> _PROBLEM_
Omit any picture, and return the remaining data exactly as written.

> _INFORMATION SHOWN_
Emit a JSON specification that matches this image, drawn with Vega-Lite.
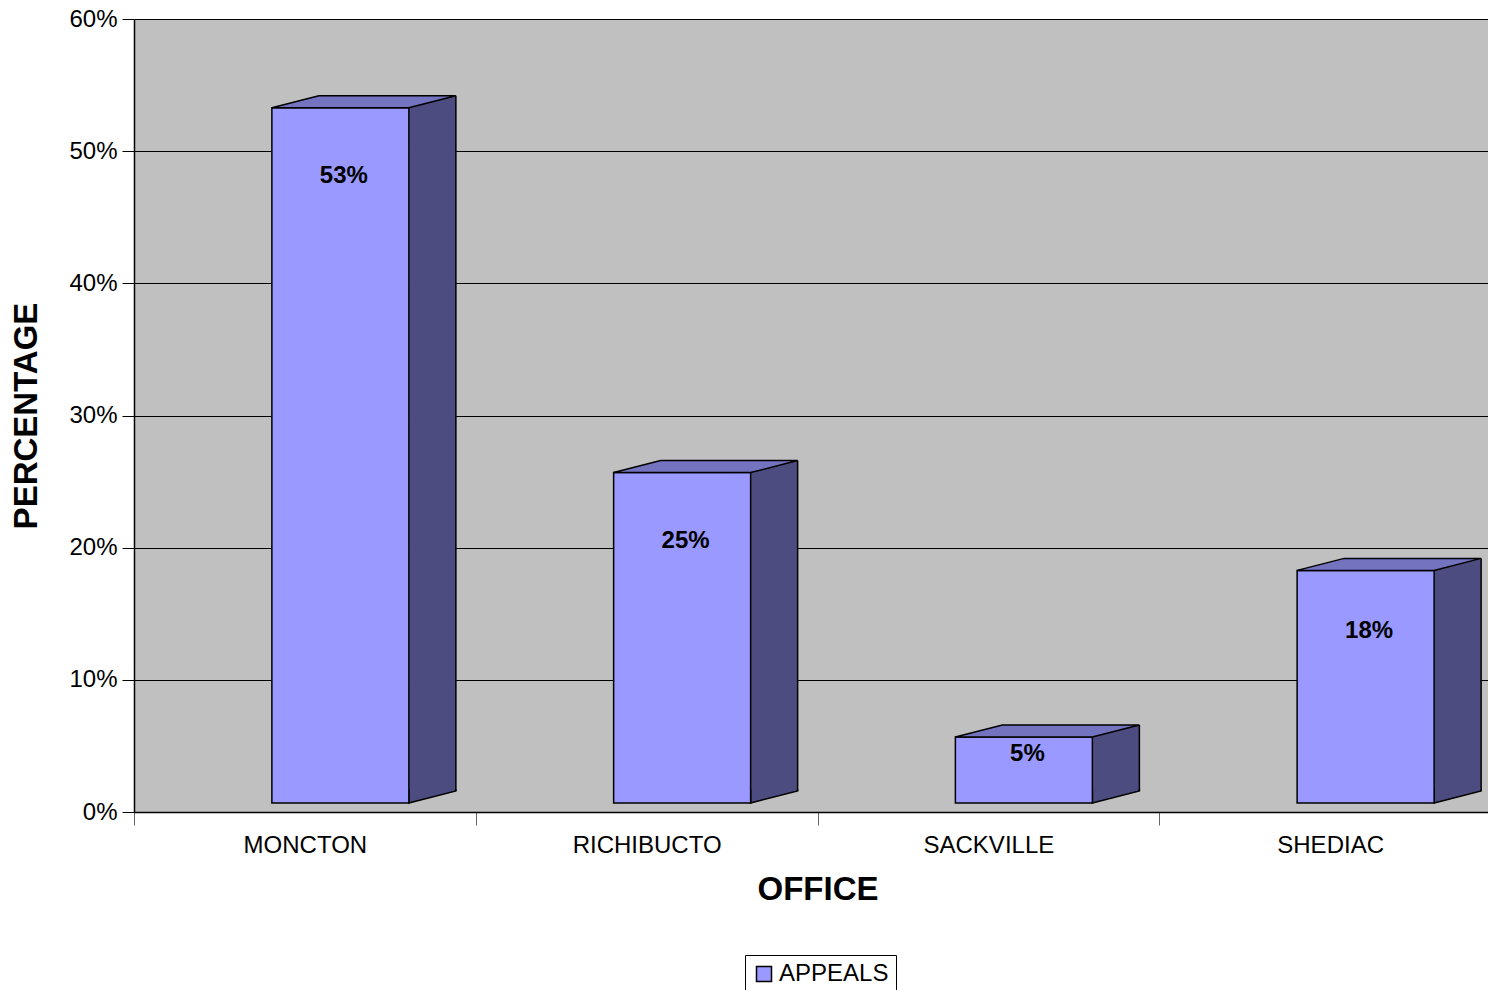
{
  "$schema": "https://vega.github.io/schema/vega-lite/v6.json",
  "width": 1354,
  "height": 793,
  "autosize": "none",
  "padding": {"left": 134, "top": 19, "right": 0, "bottom": 178},
  "background": "white",
  "config": {
    "font": "Liberation Sans",
    "view": {"fill": "#C0C0C0", "stroke": null},
    "axis": {"labelColor": "black", "titleColor": "black", "domainColor": "black", "domainWidth": 1.5}
  },
  "data": {
    "values": [
      {"office": "MONCTON", "share": 0.526, "series": "APPEALS"},
      {"office": "RICHIBUCTO", "share": 0.25, "series": "APPEALS"},
      {"office": "SACKVILLE", "share": 0.05, "series": "APPEALS"},
      {"office": "SHEDIAC", "share": 0.176, "series": "APPEALS"}
    ]
  },
  "encoding": {
    "x": {
      "field": "office",
      "type": "nominal",
      "sort": null,
      "scale": {"range": [0, 1367], "paddingInner": 0, "paddingOuter": 0},
      "axis": {
        "title": "OFFICE",
        "titleFontSize": 33,
        "titleFontWeight": "bold",
        "titlePadding": 16,
        "labelFontSize": 24,
        "labelAngle": 0,
        "labelPadding": 8,
        "tickBand": "extent",
        "tickSize": 13,
        "tickColor": "#666666",
        "grid": false
      }
    },
    "y": {
      "field": "share",
      "type": "quantitative",
      "scale": {"domain": [0, 0.6], "nice": false, "zero": true},
      "axis": {
        "title": "PERCENTAGE",
        "titleFontSize": 33,
        "titleFontWeight": "bold",
        "titlePadding": 25,
        "labelFontSize": 24,
        "labelPadding": 5,
        "format": ".0%",
        "values": [0, 0.1, 0.2, 0.3, 0.4, 0.5, 0.6],
        "tickSize": 12,
        "tickColor": "black",
        "grid": true,
        "gridColor": "black",
        "gridWidth": 1,
        "gridOpacity": 1
      }
    }
  },
  "layer": [
    {
      "mark": {"type": "bar", "width": 47, "xOffset": 127.5, "yOffset": -9, "y2Offset": -21, "color": "#4C4C80", "opacity": 1},
      "encoding": {"y2": {"datum": 0}}
    },
    {
      "mark": {"type": "point", "shape": "M -1 0.2553 L 1 -0.2553 L 1 0.33 L -1 0.33 Z", "size": 2209, "filled": true, "fill": "#4C4C80", "strokeWidth": 0, "opacity": 1, "xOffset": 127.5, "yOffset": -15}
    },
    {
      "mark": {"type": "point", "shape": "M -1 -0.33 L -1 0.2553 L 1 -0.2553 L 1 -0.33", "size": 2209, "filled": false, "fill": "#4C4C80", "fillOpacity": 1, "stroke": "black", "strokeWidth": 1.5, "opacity": 1, "xOffset": 127.5, "yOffset": -15},
      "encoding": {"y": {"datum": 0}}
    },
    {
      "mark": {"type": "rule", "xOffset": 151, "yOffset": -21, "y2Offset": -21, "color": "black", "strokeWidth": 1.5},
      "encoding": {"y2": {"datum": 0}}
    },
    {
      "mark": {"type": "bar", "width": 137, "xOffset": 35.5, "yOffset": -9, "y2Offset": -9, "stroke": "black", "strokeWidth": 1.5, "opacity": 1},
      "encoding": {
        "y2": {"datum": 0},
        "color": {
          "field": "series",
          "type": "nominal",
          "scale": {"range": ["#9999FF"]},
          "legend": {
            "orient": "none",
            "legendX": 611,
            "legendY": 936,
            "title": null,
            "direction": "horizontal",
            "strokeColor": "black",
            "padding": 7,
            "labelFontSize": 24,
            "labelColor": "black",
            "symbolType": "square",
            "symbolSize": 225,
            "symbolStrokeColor": "black",
            "symbolStrokeWidth": 1.5,
            "symbolOpacity": 1,
            "labelOffset": 3
          }
        }
      }
    },
    {
      "mark": {"type": "point", "shape": "M -1 0.0652 L 0.4891 0.0652 L 1 -0.0652 L -0.4891 -0.0652 Z", "size": 33856, "filled": true, "fill": "#7373BF", "stroke": "black", "strokeWidth": 1.5, "opacity": 1, "xOffset": 59, "yOffset": -15}
    },
    {
      "mark": {"type": "text", "fontSize": 24, "fontWeight": "bold", "color": "black", "baseline": "middle", "xOffset": 39, "yOffset": -9, "dy": {"expr": "min(68, datum.share * 345)"}},
      "encoding": {"text": {"field": "share", "type": "quantitative", "format": ".0%"}}
    }
  ]
}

> _FINAL ANSWER_
Emit a JSON specification that matches this image, drawn with Vega-Lite.
{
  "$schema": "https://vega.github.io/schema/vega-lite/v6.json",
  "width": 1354,
  "height": 793,
  "autosize": "none",
  "padding": {"left": 134, "top": 19, "right": 0, "bottom": 178},
  "background": "white",
  "config": {
    "font": "Liberation Sans",
    "view": {"fill": "#C0C0C0", "stroke": null},
    "axis": {"labelColor": "black", "titleColor": "black", "domainColor": "black", "domainWidth": 1.5}
  },
  "data": {
    "values": [
      {"office": "MONCTON", "share": 0.526, "series": "APPEALS"},
      {"office": "RICHIBUCTO", "share": 0.25, "series": "APPEALS"},
      {"office": "SACKVILLE", "share": 0.05, "series": "APPEALS"},
      {"office": "SHEDIAC", "share": 0.176, "series": "APPEALS"}
    ]
  },
  "encoding": {
    "x": {
      "field": "office",
      "type": "nominal",
      "sort": null,
      "scale": {"range": [0, 1367], "paddingInner": 0, "paddingOuter": 0},
      "axis": {
        "title": "OFFICE",
        "titleFontSize": 33,
        "titleFontWeight": "bold",
        "titlePadding": 16,
        "labelFontSize": 24,
        "labelAngle": 0,
        "labelPadding": 8,
        "tickBand": "extent",
        "tickSize": 13,
        "tickColor": "#666666",
        "grid": false
      }
    },
    "y": {
      "field": "share",
      "type": "quantitative",
      "scale": {"domain": [0, 0.6], "nice": false, "zero": true},
      "axis": {
        "title": "PERCENTAGE",
        "titleFontSize": 33,
        "titleFontWeight": "bold",
        "titlePadding": 25,
        "labelFontSize": 24,
        "labelPadding": 5,
        "format": ".0%",
        "values": [0, 0.1, 0.2, 0.3, 0.4, 0.5, 0.6],
        "tickSize": 12,
        "tickColor": "black",
        "grid": true,
        "gridColor": "black",
        "gridWidth": 1,
        "gridOpacity": 1
      }
    }
  },
  "layer": [
    {
      "mark": {"type": "bar", "width": 47, "xOffset": 127.5, "yOffset": -9, "y2Offset": -21, "color": "#4C4C80", "opacity": 1},
      "encoding": {"y2": {"datum": 0}}
    },
    {
      "mark": {"type": "point", "shape": "M -1 0.2553 L 1 -0.2553 L 1 0.33 L -1 0.33 Z", "size": 2209, "filled": true, "fill": "#4C4C80", "strokeWidth": 0, "opacity": 1, "xOffset": 127.5, "yOffset": -15}
    },
    {
      "mark": {"type": "point", "shape": "M -1 -0.33 L -1 0.2553 L 1 -0.2553 L 1 -0.33", "size": 2209, "filled": false, "fill": "#4C4C80", "fillOpacity": 1, "stroke": "black", "strokeWidth": 1.5, "opacity": 1, "xOffset": 127.5, "yOffset": -15},
      "encoding": {"y": {"datum": 0}}
    },
    {
      "mark": {"type": "rule", "xOffset": 151, "yOffset": -21, "y2Offset": -21, "color": "black", "strokeWidth": 1.5},
      "encoding": {"y2": {"datum": 0}}
    },
    {
      "mark": {"type": "bar", "width": 137, "xOffset": 35.5, "yOffset": -9, "y2Offset": -9, "stroke": "black", "strokeWidth": 1.5, "opacity": 1},
      "encoding": {
        "y2": {"datum": 0},
        "color": {
          "field": "series",
          "type": "nominal",
          "scale": {"range": ["#9999FF"]},
          "legend": {
            "orient": "none",
            "legendX": 611,
            "legendY": 936,
            "title": null,
            "direction": "horizontal",
            "strokeColor": "black",
            "padding": 7,
            "labelFontSize": 24,
            "labelColor": "black",
            "symbolType": "square",
            "symbolSize": 225,
            "symbolStrokeColor": "black",
            "symbolStrokeWidth": 1.5,
            "symbolOpacity": 1,
            "labelOffset": 3
          }
        }
      }
    },
    {
      "mark": {"type": "point", "shape": "M -1 0.0652 L 0.4891 0.0652 L 1 -0.0652 L -0.4891 -0.0652 Z", "size": 33856, "filled": true, "fill": "#7373BF", "stroke": "black", "strokeWidth": 1.5, "opacity": 1, "xOffset": 59, "yOffset": -15}
    },
    {
      "mark": {"type": "text", "fontSize": 24, "fontWeight": "bold", "color": "black", "baseline": "middle", "xOffset": 39, "yOffset": -9, "dy": {"expr": "min(68, datum.share * 345)"}},
      "encoding": {"text": {"field": "share", "type": "quantitative", "format": ".0%"}}
    }
  ]
}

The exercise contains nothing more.